Approximately 80 percent of the state’s roads need some sort of repair, according to Colvin.

Colvin said South Carolina had the highest incidences of fatalities along its roads in the United States. He said the department would be focusing its efforts on the No. 1 cause of fatalities: roadway departure. He said the department is working on rumble strips and increasing the size of road shoulders.

He also said the state’s bridge efforts are concentrated on eliminating load-restricted bridges, which are mostly along rural routes, and improving the state’s structurally deficient bridges.

Pinch points are where Interstates drop from six lanes to four.

Colvin added that the projects started by the SCDOT were mostly on time.

Colvin said the gas tax increases have allowed SCDOT to let out $3 billion in construction projects across the state as compared to $1 billion previously. He added he expected the number to rise to $5 billion within the next 18 to 24 months.

Before July 1, 2017, South Carolina Code imposed a motor fuel user fee of 16 cents per gallon on all gasoline and diesel fuels purchased in the state. In 2017, the General Assembly, despite a veto by Gov. Henry McMaster, passed a gas tax increase that will raise the motor fuel user fee by two cents each year until 2022, leaving the fee at 28 cents per gallon.
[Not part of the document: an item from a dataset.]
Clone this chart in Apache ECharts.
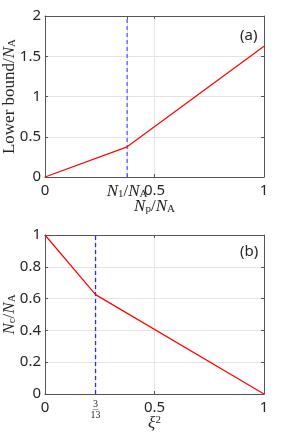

Colvin explained the gradual increase as a way of allowing the private construction companies working on SCDOT contracts to keep up with the increase in projects.
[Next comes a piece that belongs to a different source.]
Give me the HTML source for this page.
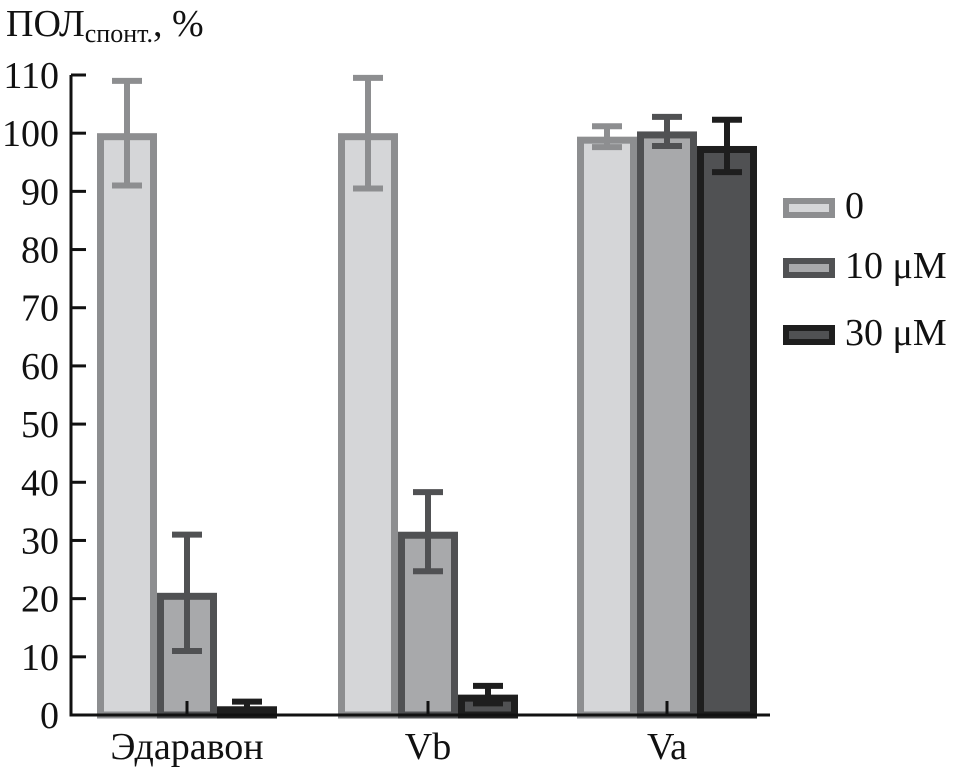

The fee of 16 cents was the second lowest in the nation behind Alaska’s tax of 12.75 cents, and it had not been raised since 1987. Once complete, the fee of 28 cents per gallon will be the 24th highest fee in the nation but below the national average of 31 cents per gallon.

There are federal taxes of 18.4 cents per gallon on gasoline and 24.4 cents per gallon on diesel fuel. South Carolina also charges another 0.75 cents per gallon in other taxes, including a 0.50 cent environmental impact fee and a 0.25 cent per gallon inspection fee.